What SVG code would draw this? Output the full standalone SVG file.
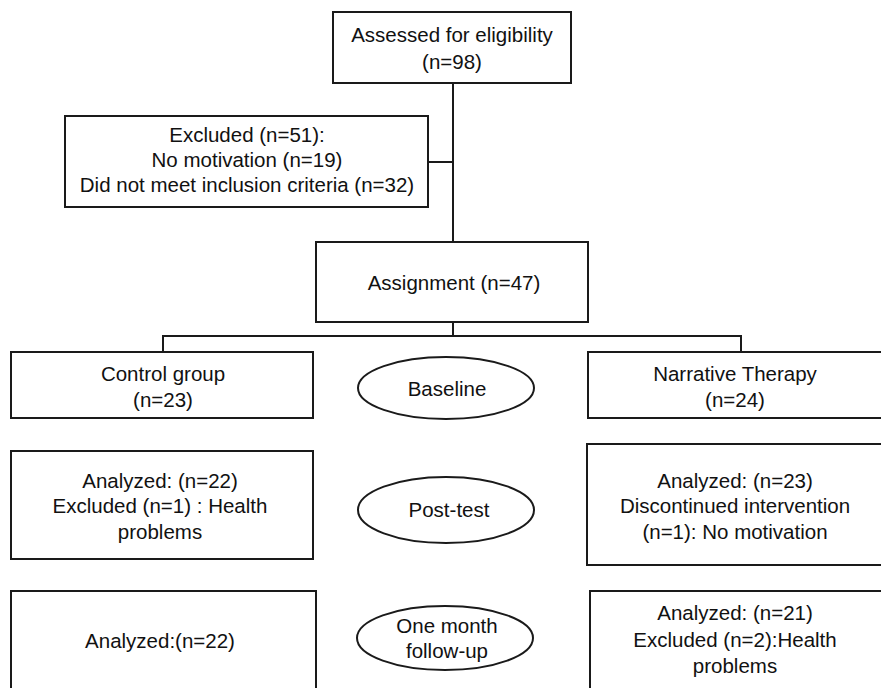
<svg xmlns="http://www.w3.org/2000/svg" width="881" height="688" viewBox="0 0 881 688">
<style>
.b{fill:#fff;stroke:#1a1a1a;stroke-width:2}
.c{fill:none;stroke:#1a1a1a;stroke-width:2}
text{font-family:"Liberation Sans",Arial,sans-serif;font-size:20.5px;fill:#111;text-anchor:middle}
</style>
<rect width="881" height="688" fill="#fff"/>
<g id="connectors">
<path class="c" d="M453 83V242M428 162H453M453 322V336M163 352V336H741V352"/>
</g>
<g id="assessed"><rect class="b" x="333" y="12" width="238" height="71"/><text x="452" y="42">Assessed for eligibility</text><text x="452" y="69">(n=98)</text></g>
<g id="excluded"><rect class="b" x="65" y="116" width="363" height="91"/><text x="247" y="142">Excluded (n=51):</text><text x="247" y="167">No motivation (n=19)</text><text x="247" y="192">Did not meet inclusion criteria (n=32)</text></g>
<g id="assignment"><rect class="b" x="316" y="242" width="272" height="80"/><text x="454" y="290">Assignment (n=47)</text></g>
<g id="control"><rect class="b" x="11" y="352" width="302" height="66"/><text x="163" y="381">Control group</text><text x="163" y="407">(n=23)</text></g>
<g id="baseline"><ellipse class="b" cx="446" cy="388" rx="88" ry="31"/><text x="447" y="396">Baseline</text></g>
<g id="narrative"><rect class="b" x="588" y="352" width="300" height="66"/><text x="735" y="381">Narrative Therapy</text><text x="735" y="407">(n=24)</text></g>
<g id="control-post"><rect class="b" x="11" y="451" width="302" height="108"/><text x="160" y="488">Analyzed: (n=22)</text><text x="160" y="513">Excluded (n=1) : Health</text><text x="160" y="539">problems</text></g>
<g id="posttest"><ellipse class="b" cx="446" cy="510" rx="88" ry="33"/><text x="449" y="517">Post-test</text></g>
<g id="narrative-post"><rect class="b" x="587" y="444" width="300" height="121"/><text x="735" y="488">Analyzed:  (n=23)</text><text x="735" y="513">Discontinued intervention</text><text x="735" y="539">(n=1): No motivation</text></g>
<g id="control-follow"><rect class="b" x="11" y="591" width="305" height="110"/><text x="160" y="648">Analyzed:(n=22)</text></g>
<g id="followup"><ellipse class="b" cx="445" cy="638" rx="88" ry="32"/><text x="447" y="633">One month</text><text x="447" y="658">follow-up</text></g>
<g id="narrative-follow"><rect class="b" x="590" y="591" width="300" height="110"/><text x="735" y="620">Analyzed:  (n=21)</text><text x="735" y="647">Excluded (n=2):Health</text><text x="735" y="673">problems</text></g>
</svg>
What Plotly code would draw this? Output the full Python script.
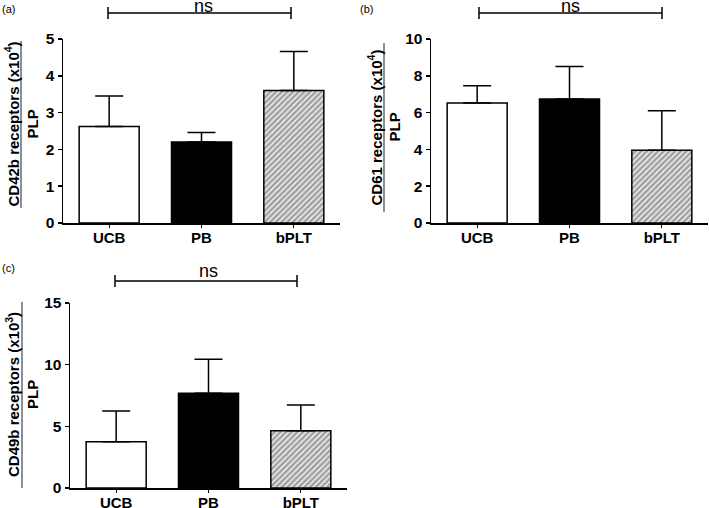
import plotly.graph_objects as go

W, H = 709, 508

categories = ["UCB", "PB", "bPLT"]
cd42b_mean = [2.62, 2.20, 3.60]
cd42b_err = [0.83, 0.26, 1.06]
cd61_mean = [6.52, 6.74, 3.95]
cd61_err = [0.94, 1.77, 2.15]
cd49b_mean = [3.75, 7.68, 4.65]
cd49b_err = [2.49, 2.76, 2.08]

panels = [
    dict(mean=cd42b_mean, err=cd42b_err, ymax=5, dtick=1, x0=63, x1=340, y0=223, y1=39,
         title="CD42b receptors (x10<sup>4</sup>)", tx=12, lx=21, px=32, ty0=41, ty1=208,
         label="(a)", lab=(8, 9), br=(108, 291, 13), ns=(203, 6)),
    dict(mean=cd61_mean, err=cd61_err, ymax=10, dtick=2, x0=431, x1=708, y0=223, y1=39,
         title="CD61 receptors (x10<sup>4</sup>)", tx=375, lx=384, px=394, ty0=43, ty1=212,
         label="(b)", lab=(366, 9), br=(479, 662, 13), ns=(570, 6)),
    dict(mean=cd49b_mean, err=cd49b_err, ymax=15, dtick=5, x0=70, x1=347, y0=488, y1=303,
         title="CD49b receptors (x10<sup>3</sup>)", tx=12, lx=22, px=32, ty0=302, ty1=488,
         label="(c)", lab=(8, 268), br=(115, 297, 281), ns=(208, 271)),
]

def px(x):
    return x / W

def py(y):
    return 1 - y / H

fig = go.Figure()
shapes = []
annotations = []
FONT = "Liberation Sans, Arial, sans-serif"

for i, p in enumerate(panels):
    sfx = "" if i == 0 else str(i + 1)
    fig.add_trace(go.Bar(
        x=categories, y=p["mean"],
        xaxis="x" + sfx, yaxis="y" + sfx,
        width=0.65,
        marker=dict(
            color=["white", "black", "white"],
            line=dict(color="black", width=1.5),
            pattern=dict(shape=["", "", "/"], fgcolor="black", bgcolor="white",
                         size=4, solidity=0.7, fillmode="overlay"),
        ),
        error_y=dict(type="data", symmetric=False, array=p["err"], arrayminus=[0, 0, 0],
                     color="black", thickness=1.5, width=14),
        showlegend=False,
        hoverinfo="skip",
    ))
    fig.update_layout(**{
        "xaxis" + sfx: dict(domain=[px(p["x0"]), px(p["x1"])], anchor="y" + sfx,
                            range=[-0.5, 2.5], showline=True, linecolor="black", linewidth=1.5,
                            ticks="outside", ticklen=3, tickwidth=1.2, tickcolor="black",
                            ticklabelstandoff=-3,
                            tickfont=dict(family=FONT, size=15, color="black", weight="bold"),
                            showgrid=False, zeroline=False, automargin=False),
        "yaxis" + sfx: dict(domain=[py(p["y0"]), py(p["y1"])], anchor="x" + sfx,
                            range=[0, p["ymax"]], dtick=p["dtick"], showline=True,
                            linecolor="black", linewidth=1.5, ticks="outside", ticklen=4,
                            tickwidth=1.5, tickcolor="black",
                            tickfont=dict(family=FONT, size=15.5, color="black", weight="bold"),
                            showgrid=False, zeroline=False, automargin=False),
    })
    cy = (p["ty0"] + p["ty1"]) / 2
    annotations.append(dict(xref="paper", yref="paper", x=px(p["tx"]), y=py(cy),
                            text="<b>" + p["title"] + "</b>", textangle=-90, showarrow=False,
                            font=dict(family=FONT, size=15, color="black"),
                            xanchor="center", yanchor="middle"))
    annotations.append(dict(xref="paper", yref="paper", x=px(p["px"]), y=py(cy),
                            text="<b>PLP</b>", textangle=-90, showarrow=False,
                            font=dict(family=FONT, size=15, color="black"),
                            xanchor="center", yanchor="middle"))
    shapes.append(dict(type="line", xref="paper", yref="paper",
                       x0=px(p["lx"]), x1=px(p["lx"]), y0=py(p["ty0"]), y1=py(p["ty1"]),
                       line=dict(color="#444444", width=1.2)))
    annotations.append(dict(xref="paper", yref="paper", x=px(p["lab"][0]), y=py(p["lab"][1]),
                            text=p["label"], showarrow=False,
                            font=dict(family=FONT, size=11, color="black"),
                            xanchor="center", yanchor="middle"))
    bx0, bx1, by = p["br"]
    shapes.append(dict(type="line", xref="paper", yref="paper", x0=px(bx0), x1=px(bx1),
                       y0=py(by), y1=py(by), line=dict(color="black", width=1.5)))
    for bx in (bx0, bx1):
        shapes.append(dict(type="line", xref="paper", yref="paper", x0=px(bx), x1=px(bx),
                           y0=py(by - 6), y1=py(by + 6), line=dict(color="black", width=1.5)))
    annotations.append(dict(xref="paper", yref="paper", x=px(p["ns"][0]), y=py(p["ns"][1]),
                            text="ns", showarrow=False,
                            font=dict(family=FONT, size=18, color="black"),
                            xanchor="center", yanchor="middle"))

fig.update_layout(width=W, height=H, margin=dict(l=0, r=0, t=0, b=0, autoexpand=False),
                  paper_bgcolor="white", plot_bgcolor="white", hovermode=False,
                  shapes=shapes, annotations=annotations, bargap=0.35)

fig.write_html("out.html", config={"displayModeBar": False, "staticPlot": True},
               post_script="document.body.style.margin='0';document.body.style.overflow='hidden';")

--------------------

* [Do this]
In the records above, how many lines include the string "draw"? Answer with only the number.

* [Solution to this problem]
2